Nostalgia Canaglia: quando ci si andava a tosare, il cavallino del barbiere

Me lo ricordo come se fosse adesso, Eccolo là, vagamente scarlancato e cigolante, che mi aspettava con quella faccia da somaro inebetito. Avrei dovuto salirgli in groppa per sottostare al periodico supplizio ordito da mamma, nonna e torturatore. Maledetto cavallino di ghisa del barbiere. Una volta salito sull’odiato ronzino sarei poi stato costretto a rispondere a tutta una serie di prevedibili e noiose moine e a interrogatori da Squadra Mobile, ‘Allora quanti anni hai…? Bèmo come sei diventato grande… hai messo su la morosina? E a scuola come andiamo?. Due colossali palle. In mezzo a quella tempesta di tormenti, in attesa del martirio, per ammazzare il tempo potevo dare una sbirciata alla pila degli Zagor e dei Diabolik stando bene attento a non finire su qualche Lando o Tromba o Montatore o Jacula ricoprendo di vergogna e imbarazzo sia me stesso che mia nonna, la quale avrebbe alzato gli occhi da uno Stop ed esclamato ‘metti bèn via quei giornalini da spurcaciòun!.

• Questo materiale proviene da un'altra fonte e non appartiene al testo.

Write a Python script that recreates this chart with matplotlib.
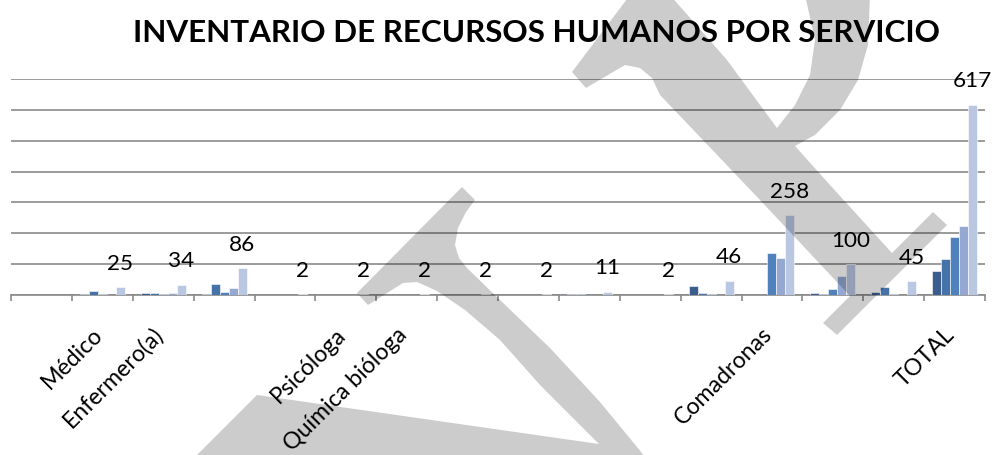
import matplotlib
matplotlib.use('Agg')
import matplotlib.pyplot as plt
from matplotlib.path import Path
from matplotlib.patches import PathPatch
from matplotlib.transforms import Affine2D, ScaledTranslation
import numpy as np

plt.rcParams['font.family'] = ['Lato', 'DejaVu Sans']

# ---------------- data ----------------
title = 'INVENTARIO DE RECURSOS HUMANOS POR SERVICIO'
categories = ['', 'Médico', 'Enfermero(a)', '', '', 'Psicóloga', 'Química bióloga',
              '', '', '', '', '', 'Comadronas', '', '', 'TOTAL']
serie1 = [0, 3, 5, 3, 0, 0, 0, 0, 0, 2, 0, 30, 0, 6, 10, 78]
serie2 = [0, 14, 8, 36, 0, 0, 0, 0, 0, 2, 0, 8, 0, 2, 25, 117]
serie3 = [0, 2, 3, 11, 0, 0, 0, 0, 0, 0, 0, 2, 135, 20, 3, 187]
serie4 = [0, 0, 6, 22, 0, 0, 0, 0, 0, 0, 0, 0, 121, 62, 0, 224]
total = [0, 25, 34, 86, 2, 2, 2, 2, 2, 11, 2, 46, 258, 100, 45, 617]
yticks = [0, 100, 200, 300, 400, 500, 600, 700]

series = [serie1, serie2, serie3, serie4, total]
colors = ['#3A5D8D', '#4472A9', '#4F81BD', '#94A8D1', '#B9C7E3']

# ---------------- figure ----------------
W, H = 994, 455
fig = plt.figure(figsize=(W / 100, H / 100), dpi=100)
fig.patch.set_facecolor('white')
ax = fig.add_axes([11 / W, 160 / H, 974 / W, 216 / H])
renderer = fig.canvas.get_renderer()


def fit_size(text, target_px, weight='normal', base=20.0):
    t = fig.text(0, 0, text, fontsize=base, fontweight=weight)
    w = t.get_window_extent(renderer).width
    t.remove()
    return base * target_px / w


title_fs = fit_size(title, 807, weight='bold')
tick_fs = fit_size('Comadronas', 128)
lab_fs = fit_size('258', 39)

n = len(categories)
x = np.arange(n)
bw = 9 / 61
for j, (vals, c) in enumerate(zip(series, colors)):
    ax.bar(x + (j - 2) * bw, vals, width=bw, color=c, edgecolor='white',
           linewidth=0.4, zorder=3)

for i in range(n):
    if total[i] > 0:
        ax.annotate(str(total[i]), (x[i] + 2 * bw, total[i]), xytext=(0, 12.6),
                    textcoords='offset points', ha='center', va='baseline',
                    fontsize=lab_fs, color='black', zorder=5, annotation_clip=False)

ax.set_xlim(-0.5, n - 0.5)
ax.set_ylim(0, 700)
ax.set_yticks(yticks)
ax.yaxis.grid(True, color='#8a8a8a', linewidth=1.2, zorder=0)
ax.set_axisbelow(True)
ax.tick_params(axis='y', length=0, labelleft=False)
for s in ['left', 'right', 'top']:
    ax.spines[s].set_visible(False)
ax.spines['bottom'].set_color('#8a8a8a')
ax.spines['bottom'].set_linewidth(1.2)

ax.set_xticks(x)
ax.set_xticklabels(categories, rotation=45, ha='right', va='center',
                   rotation_mode='anchor', fontsize=tick_fs)
ax.tick_params(axis='x', which='major', length=0, pad=26.0)
ax.set_xticks(np.arange(n + 1) - 0.5, minor=True)
ax.tick_params(axis='x', which='minor', length=4.5, width=1.2, color='#8a8a8a')
off = ScaledTranslation(-3 / 100, 0, fig.dpi_scale_trans)
for lab in ax.get_xticklabels():
    lab.set_transform(lab.get_transform() + off)

fig.text(536.5 / W, 1 - 42 / H, title, ha='center', va='baseline',
         fontsize=title_fs, fontweight='bold', color='black')

# ---------------- watermark overlay ----------------
poly_left = [(357, 293), (462, 187), (475, 200), (466, 212), (458, 228), (455, 245),
             (459, 258), (467, 268), (500, 300), (550, 348), (600, 402), (660, 475),
             (190, 475), (197, 455), (257, 395), (599, 444), (540, 385), (500, 340),
             (465, 310), (437, 291), (417, 282), (403, 283), (368, 305)]
poly_right = [(630, -5), (572, 72), (586, 88), (625, 65), (640, 68), (652, 78),
              (660, 95), (760, 200), (850, 296), (823, 323), (837, 335), (947, 225),
              (933, 212), (892, 253), (830, 185), (795, 146), (815, 135), (840, 110),
              (858, 80), (868, 45), (870, -5), (805, -5), (815, 40), (810, 75),
              (795, 105), (777, 128), (727, 60), (670, -5)]
verts, codes = [], []
for poly in (poly_left, poly_right):
    verts += poly + [poly[0]]
    codes += [Path.MOVETO] + [Path.LINETO] * (len(poly) - 1) + [Path.CLOSEPOLY]
T = Affine2D().scale(1 / W, -1 / H).translate(0, 1) + fig.transFigure
wm = PathPatch(Path(verts, codes), transform=T, facecolor='black', alpha=0.2,
               linewidth=0, zorder=10)
fig.add_artist(wm)

fig.savefig('out.png', dpi=100, facecolor='white')
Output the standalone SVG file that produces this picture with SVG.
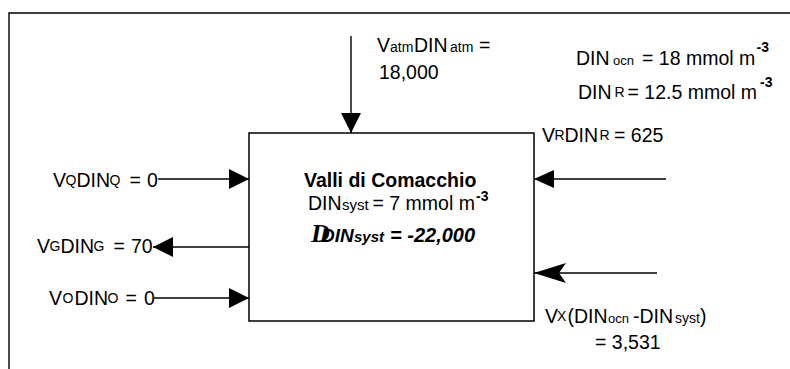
<svg xmlns="http://www.w3.org/2000/svg" width="790" height="369" viewBox="0 0 790 369">
<style>
text{font-family:"Liberation Sans",Arial,sans-serif;font-size:19.5px;fill:#000}
.s{font-size:14px}
.t{font-size:13px}
.u{font-size:15px}
.sup{font-size:14px;font-weight:bold}
.b{font-weight:bold}
.bi{font-weight:bold;font-style:italic}
.ln{stroke:#000;stroke-width:1.4;fill:none}
</style>
<defs>
<marker id="tri" markerUnits="userSpaceOnUse" markerWidth="20" markerHeight="20" refX="20" refY="10" orient="auto" viewBox="0 0 20 20"><path d="M0,0 L20,10 L0,20 z" fill="#000"/></marker>
<marker id="tri2" markerUnits="userSpaceOnUse" markerWidth="20" markerHeight="18" refX="20" refY="9" orient="auto" viewBox="0 0 20 18"><path d="M0,0 L20,9 L0,18 z" fill="#000"/></marker>
<marker id="stealth" markerUnits="userSpaceOnUse" markerWidth="32" markerHeight="20" refX="32" refY="10" orient="auto" viewBox="0 0 32 20"><path d="M0,0 L32,10 L0,20 L7,10 z" fill="#000"/></marker>
</defs>
<path class="ln" d="M9,369 V13 H790" stroke-width="1.5"/>
<g id="system">
<rect x="249" y="133" width="285" height="188" fill="none" stroke="#000" stroke-width="1.5"/>
<text class="b" x="304" y="187" font-size="20px">Valli di Comacchio</text>
<text y="210"><tspan x="308">DIN</tspan><tspan class="u" x="342">syst</tspan><tspan x="372.5">= 7 mmol m</tspan><tspan class="sup" x="476" dy="-9">-3</tspan></text>
<text class="bi" y="242"><tspan x="311" font-family="Liberation Serif,serif" font-size="26px">D</tspan><tspan x="321" font-size="19px">DIN</tspan><tspan class="u" x="354">syst</tspan><tspan x="390" font-size="20px">= -22,000</tspan></text>
</g>
<g id="atm">
<text y="52"><tspan x="377">V</tspan><tspan class="s" x="390">atm</tspan><tspan x="414">DIN</tspan><tspan class="s" x="450">atm</tspan><tspan x="479">=</tspan></text>
<text x="379" y="79" font-size="19px">18,000</text>
</g>
<g id="conc">
<text y="65"><tspan x="576">DIN</tspan><tspan class="t" x="613">ocn</tspan><tspan x="642">= 18 mmol m</tspan><tspan class="sup" x="756.5" dy="-13">-3</tspan></text>
<text y="99"><tspan x="578">DIN</tspan><tspan class="s" x="614.5" dy="-2">R</tspan><tspan x="627.5" dy="2">= 12.5 mmol m</tspan><tspan class="sup" x="760" dy="-12">-3</tspan></text>
</g>
<g id="river">
<text y="142"><tspan x="542">V</tspan><tspan class="s" x="554.5" dy="-2">R</tspan><tspan x="564.5" dy="2">DIN</tspan><tspan class="s" x="599.5" dy="-2">R</tspan><tspan x="614" dy="2">= 625</tspan></text>
</g>
<g id="exchange">
<text y="323"><tspan x="545">V</tspan><tspan class="s" x="557" dy="-2">X</tspan><tspan x="567.5" dy="2">(DIN</tspan><tspan class="t" x="608">ocn</tspan><tspan x="633">-DIN</tspan><tspan class="s" x="675">syst</tspan><tspan x="700">)</tspan></text>
<text x="595" y="349" font-size="19px">= 3,531</text>
</g>
<g id="q">
<text y="187"><tspan x="53">V</tspan><tspan class="s" x="65.5" dy="-2">Q</tspan><tspan x="76.5" dy="2">DIN</tspan><tspan class="s" x="109.5" dy="-2">Q</tspan><tspan x="129.5" dy="2">=</tspan><tspan x="147">0</tspan></text>
</g>
<g id="g">
<text y="253"><tspan x="37">V</tspan><tspan class="s" x="49.5" dy="-2">G</tspan><tspan x="60.5" dy="2">DIN</tspan><tspan class="s" x="93.5" dy="-2">G</tspan><tspan x="113.5" dy="2">=</tspan><tspan x="131">70</tspan></text>
</g>
<g id="o">
<text y="305"><tspan x="49">V</tspan><tspan class="s" x="62.5" dy="-2">O</tspan><tspan x="74.5" dy="2">DIN</tspan><tspan class="s" x="107.5" dy="-2">O</tspan><tspan x="125.5" dy="2">=</tspan><tspan x="144">0</tspan></text>
</g>
<g id="connectors">
<line class="ln" x1="351" y1="36" x2="351" y2="133" marker-end="url(#tri)"/>
<line class="ln" x1="158" y1="179" x2="249" y2="179" marker-end="url(#tri)"/>
<line class="ln" x1="249" y1="247" x2="153" y2="247" marker-end="url(#tri)"/>
<line class="ln" x1="153" y1="298" x2="249" y2="298" marker-end="url(#tri)"/>
<line class="ln" x1="666" y1="179" x2="534" y2="179" marker-end="url(#tri2)"/>
<line class="ln" x1="657" y1="273" x2="534" y2="273" marker-end="url(#stealth)"/>
</g>
</svg>
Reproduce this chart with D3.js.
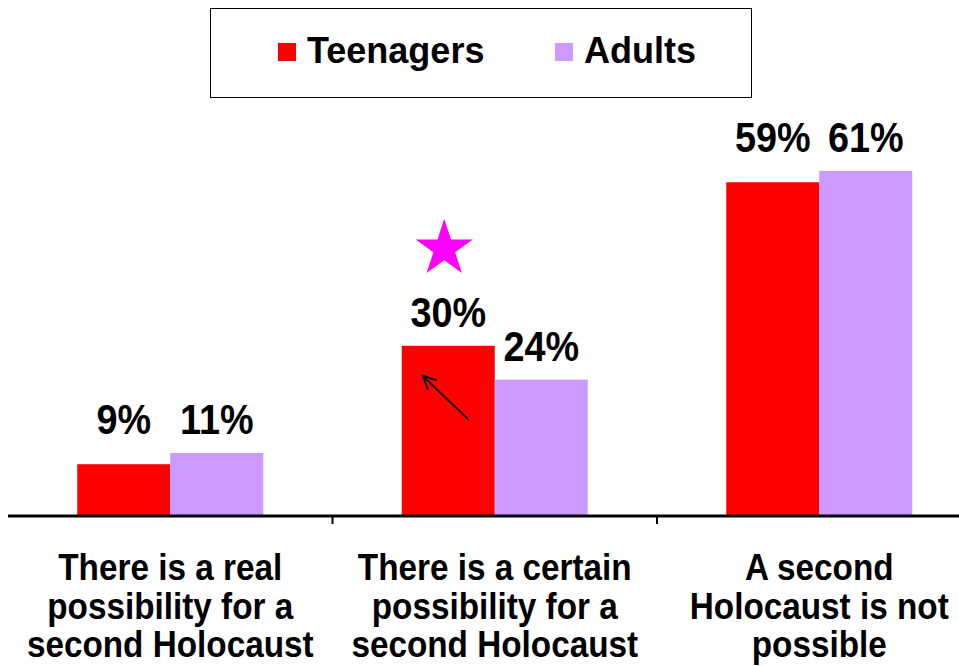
<!DOCTYPE html>
<html><head><meta charset="utf-8">
<script src="https://cdn.jsdelivr.net/npm/d3@7"></script>
<style>html,body{margin:0;padding:0;background:#fff;}svg{display:block;}</style>
</head><body>
<svg id="c" width="959" height="666"></svg>
<script>
const categories = [
  ["There is a real", "possibility for a", "second Holocaust"],
  ["There is a certain", "possibility for a", "second Holocaust"],
  ["A second", "Holocaust is not", "possible"]
];
const seriesNames = ["Teenagers", "Adults"];
const teenagers = [9, 30, 59];
const adults = [11, 24, 61];
const colors = ["#FF0000", "#CC99FF"];
const valueSuffix = "%";

const svg = d3.select("#c");
const font = "'Liberation Sans', Arial, sans-serif";
const catIdx = categories.map((d, i) => i);
const x0 = d3.scaleBand().domain(catIdx).range([8, 981.5]).paddingInner(0).paddingOuter(0);
const x1 = d3.scaleBand().domain(seriesNames).range([0, x0.bandwidth()]).paddingInner(0).paddingOuter(0.745);
const y = d3.scaleLinear().domain([0, 70]).range([515, 120.2]);
const values = [teenagers, adults];

// bars
const g = svg.append("g");
catIdx.forEach(ci => {
  seriesNames.forEach((s, si) => {
    const v = values[si][ci];
    g.append("rect")
      .attr("x", x0(ci) + x1(s))
      .attr("y", y(v))
      .attr("width", x1.bandwidth())
      .attr("height", y(0) - y(v))
      .attr("fill", colors[si]);
  });
});

// value labels
catIdx.forEach(ci => {
  const vs = values.map(a => a[ci]);
  const close = Math.abs(vs[0] - vs[1]) <= 3;
  seriesNames.forEach((s, si) => {
    const v = vs[si];
    const ref = close ? Math.max(...vs) : v;
    const cx = x0(ci) + x1(s) + x1.bandwidth() / 2;
    const by = y(ref) - 19;
    svg.append("text")
      .attr("transform", `translate(${cx},${by}) scale(0.9,1)`)
      .attr("text-anchor", "middle")
      .attr("font-family", font).attr("font-weight", "bold").attr("font-size", 42)
      .attr("fill", "#000")
      .text(v + valueSuffix);
  });
});

// axis line and ticks
svg.append("line").attr("x1", x0.range()[0]).attr("x2", x0.range()[1])
  .attr("y1", y(0) + 1).attr("y2", y(0) + 1).attr("stroke", "#000").attr("stroke-width", 3);
catIdx.slice(1).forEach(ci => {
  svg.append("line").attr("x1", x0(ci)).attr("x2", x0(ci))
    .attr("y1", y(0)).attr("y2", y(0) + 9).attr("stroke", "#000").attr("stroke-width", 2);
});

// category labels
catIdx.forEach(ci => {
  const cx = x0(ci) + x0.bandwidth() / 2;
  categories[ci].forEach((line, li) => {
    svg.append("text")
      .attr("transform", `translate(${cx},${580 + li * 38.5}) scale(0.9,1)`)
      .attr("text-anchor", "middle")
      .attr("font-family", font).attr("font-weight", "bold").attr("font-size", 37)
      .attr("fill", "#000")
      .text(line);
  });
});

// legend
svg.append("rect").attr("x", 210.5).attr("y", 8.5).attr("width", 541).attr("height", 89)
  .attr("fill", "#fff").attr("stroke", "#000").attr("stroke-width", 1);
const legX = [278, 555];
seriesNames.forEach((s, si) => {
  svg.append("rect").attr("x", legX[si]).attr("y", 43).attr("width", 18).attr("height", 18).attr("fill", colors[si]);
  svg.append("text").attr("x", legX[si] + 29).attr("y", 63)
    .attr("font-family", font).attr("font-weight", "bold").attr("font-size", 36)
    .attr("fill", "#000").text(s);
});

// annotations: star and arrow on the teenagers' "certain possibility" bar
const bx = x0(1) + x1("Teenagers");
const by = y(teenagers[1]);
svg.append("path")
  .attr("d", d3.symbol().type(d3.symbolStar).size(1010)())
  .attr("transform", `translate(${bx + x1.bandwidth() / 2 - 4},${by - 97})`)
  .attr("fill", "#FF00FF");
const tip = [bx + 21, by + 30], tail = [bx + 67, by + 74];
svg.append("line").attr("x1", tail[0]).attr("y1", tail[1]).attr("x2", tip[0]).attr("y2", tip[1])
  .attr("stroke", "#000").attr("stroke-width", 1.8);
const ang = Math.atan2(tail[1] - tip[1], tail[0] - tip[0]);
const L = 15, spread = 0.45;
const p1 = [tip[0] + L * Math.cos(ang + spread), tip[1] + L * Math.sin(ang + spread)];
const p2 = [tip[0] + L * Math.cos(ang - spread), tip[1] + L * Math.sin(ang - spread)];
svg.append("path").attr("d", `M${p1[0]},${p1[1]}L${tip[0]},${tip[1]}L${p2[0]},${p2[1]}`)
  .attr("fill", "none").attr("stroke", "#000").attr("stroke-width", 1.8);
</script>
</body></html>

Poi…a cavallo! A questo punto iniziava la fase uno del patimento: lo shampo, subìto in posizione innaturale, ‘ob torto collo’ in tutti i sensi, con l’acqua sempre troppo calda o troppo fredda che mi colava nella schiena e la schiuma odorosa che mi finiva negli occhi. Ma guai lamentarsi! Sarebbe scattata la mitragliata dei commenti della serie ‘ehhh ma quanti ciavèdi, ieri ho fatto lo shampo a un bimbo più piccolo di te ed è stato bravissimo, te ne accorgi quando vai a militare… E dopo, con i capelli bagnati e l’incacchiatura all’apice, la sevizia: sì perché in quella particolare fase storica chissà perché i barbieri tagliavano i capelli col rasoio da barba, ti scalpavano piano piano con colpetti dolorosi e indefessi che si riverberavano nelle orecchie ancora schiumanti con un suono sinistrissimo e orrendo. Ci provavano gusto, sadici, mentre il maledetto cavallino di ghisa, invece di imbizzarrirsi, nitrire e galoppare portandoti in salvo come avrebbero fatto il Fulmine di Zorro o Dinamite di Tex, se ne stava lì immobile, rincretinito, mentre le tue giovani ciocche fioccavano inesorabilmente.